Allons au-delà des apparences et des idées reçues. Qu’est-ce que “l’espérance européenne” dont Monnet puis Delors et aujourd’hui Juncker ont été les artisans ? Une organisation collective dans laquelle nos nations abandonnent des morceaux de leurs souverainetés à un collège de technocrates supposés agir en vue de l’intérêt supérieur de l’Europe. Son but proclamé est la paix perpétuelle entre nos peuples et une prospérité partagée équitablement entre tous. Les évènements récents ont montré qu’il y avait une forte dose d’illusion dans l’ambition des technocrates. Mais leur erreur fondamentale a été, dès le début, d’avoir cru possible d’arracher des pans de souverainetés nationales sans de virulents chocs en retour (…)
La nation anglaise vient de le prouver. Sa souveraineté était l’une des plus anciennes d’Europe et la mieux établie. Elle a toujours lutté avec obstination contre les dangers intérieurs et extérieurs qui menaçaient de la réduire.Elle n’a adhéré au système de Bruxelles qu’après de longues hésitations. Elle n’a cessé de renâcler contre les tentatives insistantes des technocrates pour étendre leur pouvoir au détriment du Parlement de Westminster. Mais sa sourde résistance n’a pas été comprise. On a préféré, dans les milieux continentaux, y voir une excentricité insulaire sans conséquence. Excédée de sentir sa souveraineté de plus en plus étouffée, l’Angleterre a décidé, il y a presque trois ans, de reprendre son destin entre ses mains. Elle savait que le prix en serait lourd. Mais tant pis pour les avantages financiers et commerciaux que l’Union européenne apporte ! Elle a choisi de sacrifier une part de son bien-être à la reconquête de sa liberté. Telle est le sens profond du vote populaire de juin 2016. Il mérite le respect. Imaginer que la nation anglaise reviendra en arrière pour préserver des subventions agricoles ou des exportations de véhicules, c’est ignorer la force de son aspiration à redevenir pleinement elle-même.

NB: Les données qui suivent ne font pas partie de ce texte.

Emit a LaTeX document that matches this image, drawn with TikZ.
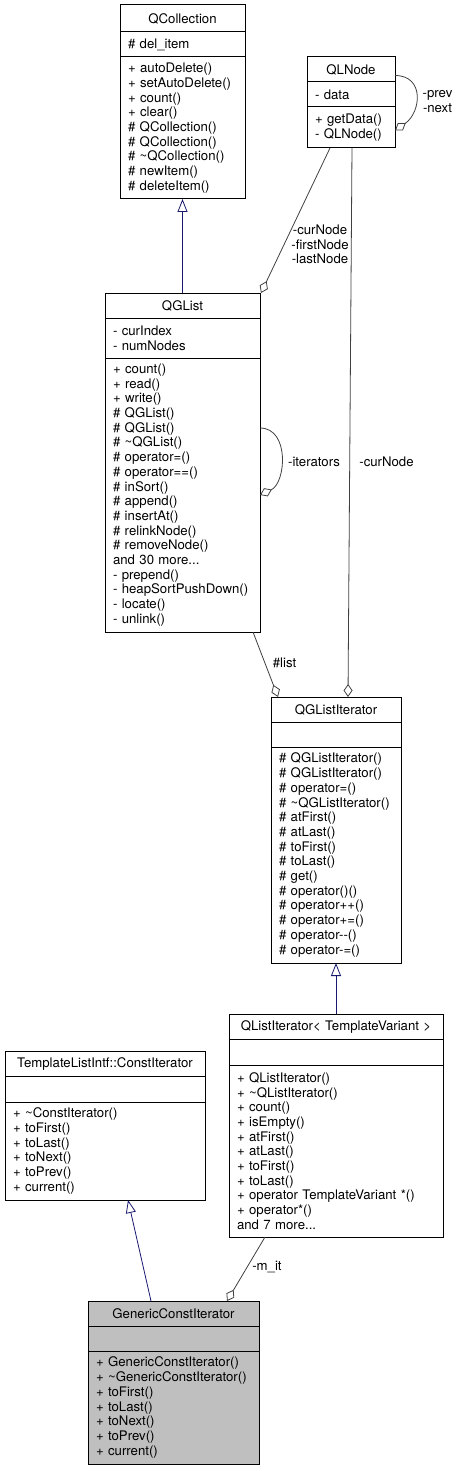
\documentclass[tikz,border=0pt]{standalone}
\usepackage{fontspec}
\setmainfont{TeX Gyre Heros}
\usetikzlibrary{arrows.meta, positioning}
\definecolor{edgegray}{HTML}{404040}
\definecolor{inhblue}{HTML}{191970}
\definecolor{focusgray}{HTML}{BFBFBF}

\begin{document}
\begin{tikzpicture}[x=1pt, y=-1pt,
  font=\fontsize{13.2}{14.7}\selectfont,
  umlpart/.style={draw, line width=1pt, outer sep=0pt, inner xsep=8pt,
    inner ysep=0pt, text width=#1, anchor=north},
  head/.style={umlpart=#1, align=center},
  body/.style={umlpart=#1, align=left},
  lbl/.style={inner sep=0pt, align=center},
  aggr/.style={draw=edgegray, line width=0.8pt,
    -{Diamond[open, length=13pt, width=9pt]}},
  inherit/.style={draw=inhblue, line width=0.8pt,
    -{Triangle[open, length=13pt, width=10pt]}}
 ]
 \useasboundingbox (0,0) rectangle (457,1471);

 % QCollection
 \node [head=109pt, minimum height=27pt] (QCol-t) at (182.5,5) {QCollection};
 \node [body=109pt, minimum height=25pt, below=0pt of QCol-t] (QCol-a) {\# del\_item};
 \node [body=109pt, minimum height=142pt, below=0pt of QCol-a] (QCol-m)
  {+ autoDelete()\\+ setAutoDelete()\\+ count()\\+ clear()\\\# QCollection()\\\# QCollection()\\\# \textasciitilde QCollection()\\\# newItem()\\\# deleteItem()};

 % QLNode
 \node [head=72pt, minimum height=25pt] (QLNode-t) at (351,57) {QLNode};
 \node [body=72pt, minimum height=25pt, below=0pt of QLNode-t] (QLNode-a) {- data};
 \node [body=72pt, minimum height=41pt, below=0pt of QLNode-a] (QLNode-m) {+ getData()\\- QLNode()};

 % QGList
 \node [head=139pt, minimum height=25pt] (QGList-t) at (182.5,293) {QGList};
 \node [body=139pt, minimum height=40pt, below=0pt of QGList-t] (QGList-a) {- curIndex\\- numNodes};
 \node [body=139pt, minimum height=274pt, below=0pt of QGList-a] (QGList-m)
  {+ count()\\+ read()\\+ write()\\\# QGList()\\\# QGList()\\\# \textasciitilde QGList()\\\# operator=()\\\# operator==()\\\# inSort()\\\# append()\\\# insertAt()\\\# relinkNode()\\\# removeNode()\\and 30 more...\\- prepend()\\- heapSortPushDown()\\- locate()\\- unlink()};

 % QGListIterator
 \node [head=114pt, minimum height=25pt] (QGLI-t) at (336,697) {QGListIterator};
 \node [body=114pt, minimum height=25pt, below=0pt of QGLI-t] (QGLI-a) {};
 \node [body=114pt, minimum height=216pt, below=0pt of QGLI-a] (QGLI-m)
  {\# QGListIterator()\\\# QGListIterator()\\\# operator=()\\\# \textasciitilde QGListIterator()\\\# atFirst()\\\# atLast()\\\# toFirst()\\\# toLast()\\\# get()\\\# operator()()\\\# operator++()\\\# operator+=()\\\# operator-{}-()\\\# operator-=()};

 % QListIterator< TemplateVariant >
 \node [head=198pt, minimum height=25pt] (QLI-t) at (336,1014) {QListIterator< TemplateVariant >};
 \node [body=198pt, minimum height=26pt, below=0pt of QLI-t] (QLI-a) {};
 \node [body=198pt, minimum height=172pt, below=0pt of QLI-a] (QLI-m)
  {+ QListIterator()\\+ \textasciitilde QListIterator()\\+ count()\\+ isEmpty()\\+ atFirst()\\+ atLast()\\+ toFirst()\\+ toLast()\\+ operator TemplateVariant *()\\+ operator*()\\and 7 more...};

 % TemplateListIntf::ConstIterator
 \node [head=184pt, minimum height=25pt] (CIt-t) at (105,1051) {TemplateListIntf::ConstIterator};
 \node [body=184pt, minimum height=26pt, below=0pt of CIt-t] (CIt-a) {};
 \node [body=184pt, minimum height=98pt, below=0pt of CIt-a] (CIt-m)
  {+ \textasciitilde ConstIterator()\\+ toFirst()\\+ toLast()\\+ toNext()\\+ toPrev()\\+ current()};

 % GenericConstIterator
 \node [head=155pt, minimum height=25pt, fill=focusgray] (GCI-t) at (173.5,1301) {GenericConstIterator};
 \node [body=155pt, minimum height=25pt, fill=focusgray, below=0pt of GCI-t] (GCI-a) {};
 \node [body=155pt, minimum height=113pt, fill=focusgray, below=0pt of GCI-a] (GCI-m)
  {+ GenericConstIterator()\\+ \textasciitilde GenericConstIterator()\\+ toFirst()\\+ toLast()\\+ toNext()\\+ toPrev()\\+ current()};

 \draw [inherit] (QGList-t.north) -- (QCol-m.south);
 \draw [inherit] (QLI-t.north) -- (QGLI-m.south);
 \draw [inherit] ([xshift=-22.5pt]GCI-t.north) -- ([xshift=23pt]CIt-m.south);

 \draw [aggr] ([yshift=-6pt]QLNode-t.east) .. controls +(30,0) and +(26,-18) .. ([yshift=-3pt]QLNode-m.east);
 \draw [aggr] ([xshift=-21pt]QLNode-m.south) -- ([xshift=1pt]QGList-t.north east);
 \draw [aggr] ([xshift=1pt]QLNode-m.south) -- ([xshift=12pt]QGLI-t.north);
 \draw [aggr] ([yshift=67pt]QGList-m.east) .. controls +(30,0) and +(26,-12) .. (QGList-m.east);
 \draw [aggr] ([xshift=70.5pt]QGList-m.south) -- ([xshift=-58pt]QGLI-t.north);
 \draw [aggr] ([xshift=-71pt]QLI-m.south) -- ([xshift=53.5pt]GCI-t.north);

 \node [lbl] (lPrevNext) at (437.5,101.5) {-prev\\-next};
 \node [lbl] (lLinks) at (320,244.5) {-curNode\\-firstNode\\-lastNode};
 \node [lbl] (lIter) at (314,462) {-iterators};
 \node [lbl] (lCurNode) at (386.5,462) {-curNode};
 \node [lbl] (lList) at (284.5,663) {\#list};
 \node [lbl] (lMit) at (267,1267) {-m\_it};
\end{tikzpicture}
\end{document}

Aveuglés par l’idéologie de Bruxelles, la plupart des dirigeants continentaux n’arrivent pas à saisir la vraie raison du “Brexit”. Au lieu de le voir pour ce qu’il est, c’est-à-dire un acte hautement politique, qui appelle une négociation elle aussi politique, ils ont laissé la Commission européenne et le Parlement européen s’emparer du dossier et rabaisser l’enjeu à leur niveau de compréhension, qui se limite à des marchandages techniques. La méthode suivie par Barnier a consisté à fixer d’abord les modalités financières de la rupture du marché unique. Une fois cette affaire réglée, il prévoyait de se tourner vers l’avenir et de mettre au point un nouvel accord commercial entre l’Union européenne et l’Angleterre. Il n’a pas pu aller loin. Dès la première étape, sa manière de faire s’est brisée sur des écueils politiques dont l’existence lui était passée inaperçue. Mais faut-il s’étonner que des technocrates buttent sur ce qu’ils sont incapables de comprendre ? (…)

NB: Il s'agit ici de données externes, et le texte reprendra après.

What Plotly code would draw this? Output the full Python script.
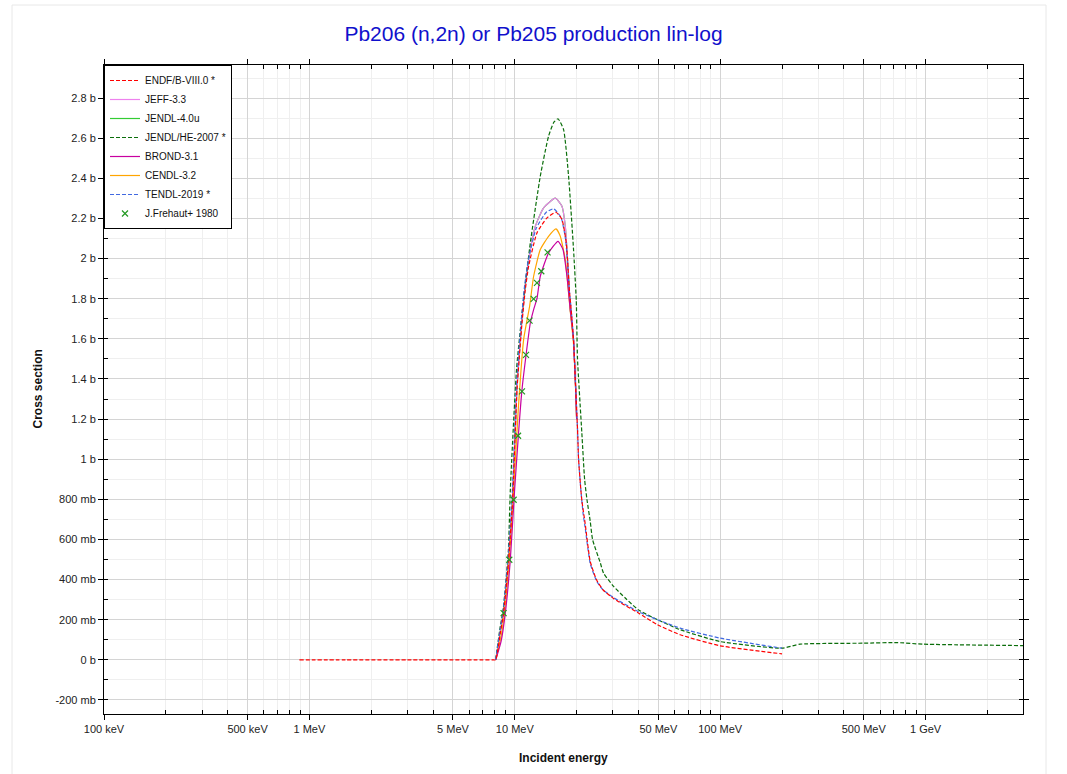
import numpy as np
import plotly.graph_objects as go

# ---------------- data (energies in MeV, cross sections in mb) ----------------
endf_e = [0.894, 1.5, 3.0, 5.0, 7.0, 7.8, 8.07, 8.5, 8.82, 9.33, 9.76, 10.25, 10.84, 11.25,
          11.68, 12.82, 14.35, 15.87, 16.97, 17.81, 18.48, 18.8, 19.3, 19.7, 20.2, 20.44,
          21.0, 21.23, 22.0, 23.3, 25.1, 27.0, 30.3, 32.0, 40.0, 49.5, 63.9, 100.0, 200.0]
endf_v = [0, 0, 0, 0, 0, 0, 0, 133, 233, 499, 798, 1347, 1679, 1845,
          1962, 2128, 2203, 2231, 2195, 2078, 1829, 1750, 1600, 1400, 1150, 1000,
          840, 790, 680, 490, 395, 347, 305, 290, 233, 175, 125, 70, 30]

jeff_e = [8.07, 8.5, 8.82, 9.33, 9.76, 10.25, 10.84, 11.25, 11.68, 12.59, 13.81, 15.74,
          16.97, 17.61, 18.27, 18.62, 19.3, 19.7, 20.0]
jeff_v = [0, 140, 240, 510, 810, 1360, 1700, 1870, 1995, 2161, 2253, 2301,
          2261, 2161, 1912, 1746, 1600, 1400, 1200]

jendl4_e = [8.07, 8.5, 8.82, 9.33, 9.76, 10.25, 10.84, 11.25, 11.68, 12.59, 13.81, 15.74,
            16.97, 17.61, 18.27, 18.62, 19.3, 19.7, 20.0]
jendl4_v = [0, 140, 240, 510, 810, 1360, 1700, 1870, 1995, 2161, 2253, 2301,
            2261, 2161, 1912, 1746, 1600, 1400, 1200]

jendlhe_e = [8.07, 8.45, 8.8, 9.3, 9.51, 10.2, 11.04, 11.9, 13.31, 14.6, 15.5, 16.23, 17.28,
             18.27, 19.32, 19.92, 20.2, 21.2, 21.87, 22.46, 23.3, 23.92, 26.07, 27.05, 30.26,
             34.5, 40.0, 49.5, 63.9, 100.0, 200.0, 245.0, 498.0, 724.0, 975.0, 2980.0]
jendlhe_v = [0, 150, 260, 540, 848, 1450, 1800, 2078, 2411, 2610, 2680, 2697, 2643,
             2411, 2045, 1790, 1500, 1132, 900, 798, 690, 599, 484, 432, 366,
             308, 249, 200, 150, 91, 58, 78, 83, 86, 78, 71]

brond_e = [8.07, 8.57, 8.99, 9.51, 9.98, 10.84, 11.9, 12.35, 12.82, 13.31, 14.6, 16.23,
           17.16, 17.95, 18.62, 19.3, 19.7, 20.0]
brond_v = [0, 91, 233, 499, 848, 1347, 1679, 1746, 1800, 1912, 2028, 2086,
           2045, 1912, 1746, 1600, 1400, 1200]

cendl_e = [8.07, 8.55, 8.9, 9.4, 9.87, 10.4, 11.04, 11.5, 11.8, 12.35, 13.31, 14.6, 15.87,
           16.65, 17.61, 18.27, 18.7, 19.3, 19.7, 20.0]
cendl_v = [0, 110, 230, 500, 848, 1250, 1596, 1700, 1760, 1912, 2045, 2111, 2148,
           2111, 1995, 1829, 1720, 1580, 1400, 1200]

tendl_e = [8.07, 8.45, 8.78, 9.28, 9.7, 10.18, 10.75, 11.15, 11.6, 12.7, 14.2, 15.45, 16.8,
           17.7, 18.4, 18.8, 19.3, 19.7, 20.2, 20.44, 21.0, 21.5, 22.0, 23.3, 25.1, 27.0,
           30.3, 32.0, 40.0, 49.5, 63.9, 100.0, 200.0]
tendl_v = [0, 140, 245, 510, 810, 1360, 1690, 1860, 1985, 2150, 2230, 2248, 2205,
           2090, 1850, 1750, 1600, 1400, 1150, 1000, 840, 730, 660, 480, 390, 347,
           310, 295, 240, 200, 158, 108, 58]

exfor_e = [8.82, 9.40, 9.87, 10.37, 10.84, 11.34, 11.80, 12.35, 12.82, 13.46, 14.44]
exfor_v = [233, 499, 798, 1117, 1338, 1520, 1691, 1799, 1879, 1937, 2031]

ytick_vals = [-200, 0, 200, 400, 600, 800, 1000, 1200, 1400, 1600, 1800, 2000, 2200, 2400, 2600, 2800]
ytick_text = ["-200 mb", "0 b", "200 mb", "400 mb", "600 mb", "800 mb", "1 b", "1.2 b", "1.4 b",
              "1.6 b", "1.8 b", "2 b", "2.2 b", "2.4 b", "2.6 b", "2.8 b"]
xtick_vals = [0.1, 0.5, 1, 5, 10, 50, 100, 500, 1000]
xtick_text = ["100 keV", "500 keV", "1 MeV", "5 MeV", "10 MeV", "50 MeV", "100 MeV", "500 MeV", "1 GeV"]

# ---------------- figure ----------------
FONT = "Liberation Sans, Arial, sans-serif"
W, H = 1067, 774
L, R, T, B = 104, 44, 65, 60

fig = go.Figure()

def add_line(x, y, name, color, dash, rank, width=1.2):
    fig.add_trace(go.Scatter(x=x, y=y, mode="lines", name=name, legendrank=rank,
                             line=dict(color=color, width=width, dash=dash,
                                       shape="spline", smoothing=0.5)))

# draw order chosen so JEFF lies on top of JENDL-4.0u
add_line(jendl4_e, jendl4_v, "JENDL-4.0u", "#33cc33", "solid", 3)
add_line(jeff_e, jeff_v, "JEFF-3.3", "#ee82ee", "solid", 2)
add_line(jendlhe_e, jendlhe_v, "JENDL/HE-2007 *", "#0b6e0b", "4px,2px", 4)
add_line(cendl_e, cendl_v, "CENDL-3.2", "#ffa500", "solid", 6)
add_line(brond_e, brond_v, "BROND-3.1", "#c800a0", "solid", 5)
add_line(tendl_e, tendl_v, "TENDL-2019 *", "#4169e1", "4px,2px", 7)
add_line(endf_e, endf_v, "ENDF/B-VIII.0 *", "#ff0000", "4px,2px", 1)
fig.add_trace(go.Scatter(x=exfor_e, y=exfor_v, mode="markers", name="J.Frehaut+ 1980",
                         legendrank=8,
                         marker=dict(symbol="x-thin", size=6, color="#229922",
                                     line=dict(color="#229922", width=1.2))))

minor_x = []
for d in range(-1, 4):
    for m in [2, 3, 4, 6, 7, 8, 9]:
        v = m * 10.0 ** d
        if v <= 3000:
            minor_x.append(v)

fig.update_xaxes(type="log", range=[-1, np.log10(2980)],
                 tickmode="array", tickvals=xtick_vals, ticktext=xtick_text,
                 ticks="outside", ticklen=5, tickcolor="#000",
                 showline=True, linecolor="#000", linewidth=1, mirror="ticks",
                 showgrid=True, gridcolor="#d4d4d4", gridwidth=1, zeroline=False,
                 tickfont=dict(family=FONT, size=11, color="#222"),
                 minor=dict(tickmode="array", tickvals=minor_x, ticks="inside", ticklen=4,
                            tickcolor="#000", showgrid=True, gridcolor="#efefef"))
fig.update_yaxes(range=[-270, 2965],
                 tickmode="array", tickvals=ytick_vals, ticktext=ytick_text,
                 ticks="outside", ticklen=5, tickcolor="#000",
                 showline=True, linecolor="#000", linewidth=1, mirror="ticks",
                 showgrid=True, gridcolor="#d4d4d4", gridwidth=1, zeroline=False,
                 tickfont=dict(family=FONT, size=11, color="#222"),
                 minor=dict(dtick=100, tick0=0, ticks="inside", ticklen=4,
                            tickcolor="#000", showgrid=True, gridcolor="#efefef"))

pw = W - L - R
ph = H - T - B
fig.update_layout(
    width=W, height=H,
    margin=dict(l=L, r=R, t=T, b=B),
    paper_bgcolor="white", plot_bgcolor="white",
    title=dict(text="Pb206 (n,2n) or Pb205 production lin-log",
               font=dict(family=FONT, size=21, color="#1010cc"),
               x=0.5, xanchor="center", y=1 - 34 / H, yanchor="middle"),
    legend=dict(x=0, y=1, xanchor="left", yanchor="top",
                bgcolor="white", bordercolor="#000", borderwidth=1,
                font=dict(family=FONT, size=10, color="#111"),
                itemwidth=30, tracegroupgap=0),
    showlegend=True,
    annotations=[
        dict(text="<b>Incident energy</b>", xref="paper", yref="paper",
             x=0.5, y=(H - B - 758) / ph, xanchor="center", yanchor="middle",
             showarrow=False, font=dict(family=FONT, size=12, color="#111")),
        dict(text="<b>Cross section</b>", xref="paper", yref="paper",
             x=(37 - L) / pw, y=0.5, xanchor="center", yanchor="middle", textangle=-90,
             showarrow=False, font=dict(family=FONT, size=12, color="#111")),
    ],
    shapes=[dict(type="rect", xref="paper", yref="paper", layer="below",
                 x0=(12 - L) / pw, x1=(1046 - L) / pw,
                 y0=(H - B - 790) / ph, y1=(H - B - 5) / ph,
                 line=dict(color="#e8e8e8", width=1), fillcolor="rgba(0,0,0,0)")],
)

fig.write_html("out.html", include_plotlyjs=True,
               config={"displayModeBar": False},
               post_script="document.body.style.margin='0';document.body.style.overflow='hidden';")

Ce qui est grave pour l’Angleterre comme pour les nations du Continent, c’est l’absence de toute perspective politique dans les relations entre le Royaume Uni et l’Union européenne. Aucun accord technique, si soigneusement négocié qu’il soit, ne peut combler un tel vide. S’il persiste, alors il sera à craindre que la nation anglaise, se sentant isolée et vulnérable, soit obligée de défendre sa souveraineté contre un continent qui la repousse. Elle l’a fait jadis et l’a toujours emporté. Qu’en sera-t-il cette fois ?
Elle ne manquera pas d’alliés chez les peuples d’Europe dont les technocrates de Bruxelles brident les souverainetés et contrarient les aspirations. L’Union européenne ira vers un avenir d’autant plus hasardeux que la cohésion et la détermination auront changé de camp.